Enter the hybrid option, which is employed to circumvent the modification option's five-year limitation on payment of the secured claim. A hybrid plan is so-called because it is a modification plan that borrows features of the cure and maintain plan in an attempt to justify, under § 1322(b)(5), payment of the modified secured claim over a period longer than the term of the plan. In structure, a hybrid plan, like the present plan, (i) modifies the rights of a secured creditor by bifurcating its claim into secured and unsecured claims in accordance with 11 U.S.C. § 506(a), (ii) pays the unsecured claim a dividend—again, usually less than 100 percent—through the trustee over the duration of the plan, (iii) provides that the secured creditor retains the lien securing its secured claim until the payment in full of only the secured claim, (vi) cures the secured creditor's prepetition arrearage by payments through the trustee during the term of the plan, and (v) pays the secured claim (or at least so much of it as is not paid by curing the arrearage) directly and over a period longer than the duration of the plan by maintaining the payments required by the prepetition agreement between the debtor and secured creditor until and only until those payments, in the aggregate, fully amortize the secured claim in accordance with 11 U.S.C. § 1325(a)(5)(B)(ii).

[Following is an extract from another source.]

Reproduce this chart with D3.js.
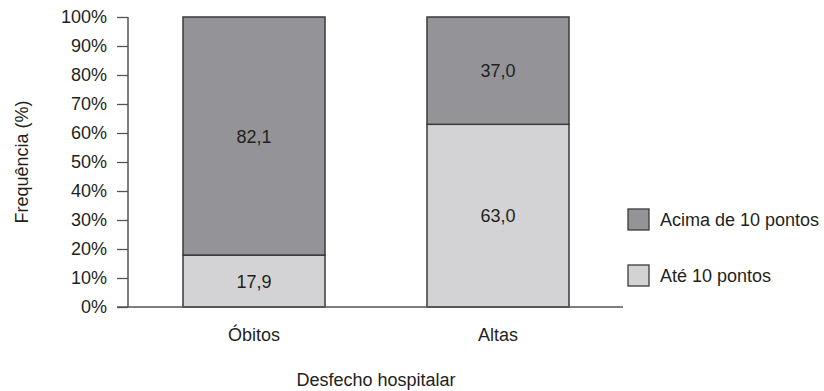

The cases that have sanctioned hybrid plans have uniformly construed § 1322(b)(5) as permitting maintenance of payments on the secured claim alone and as authorizing such payment to continue not only during the term of the plan but also thereafter until the total of such payments gives the creditor its due for the secured portion of its claim. Under this reading, § 1322(b)(5) authorizes more than maintenance of payments on an unimpaired claim; it authorizes modification of the claim. Proponents of this view find support in § 1322(b)(5) itself, where it states that "the plan may . . . provide for the . . . maintenance of payments while the case is pending on any . . . secured claim." 11 U.S.C. § 1322(b)(5) (emphasis added). Under § 506(a), a "secured claim" is not merely the claim that is secured but that claim "to the extent of the value of such creditor's interest in the estate's interest such property [i.e., the property of the estate that is subject to the creditor's lien]." 11 U.S.C. § 506(a).

Second, § 1322(b)(5), no less than § 1322(b)(2), is subject to the requirement in § 1322(d) that payments on the plan be completed in no more than five years. 11 U.S.C. § 1322(d)(1) and (2) (both providing that a plan may not provide for payments over a period that is longer than five years). Court concludes that § 1322(b)(5) does not permit the payment of a modified secured claim over a period longer than the term of the plan. A separate order will enter denying confirmation.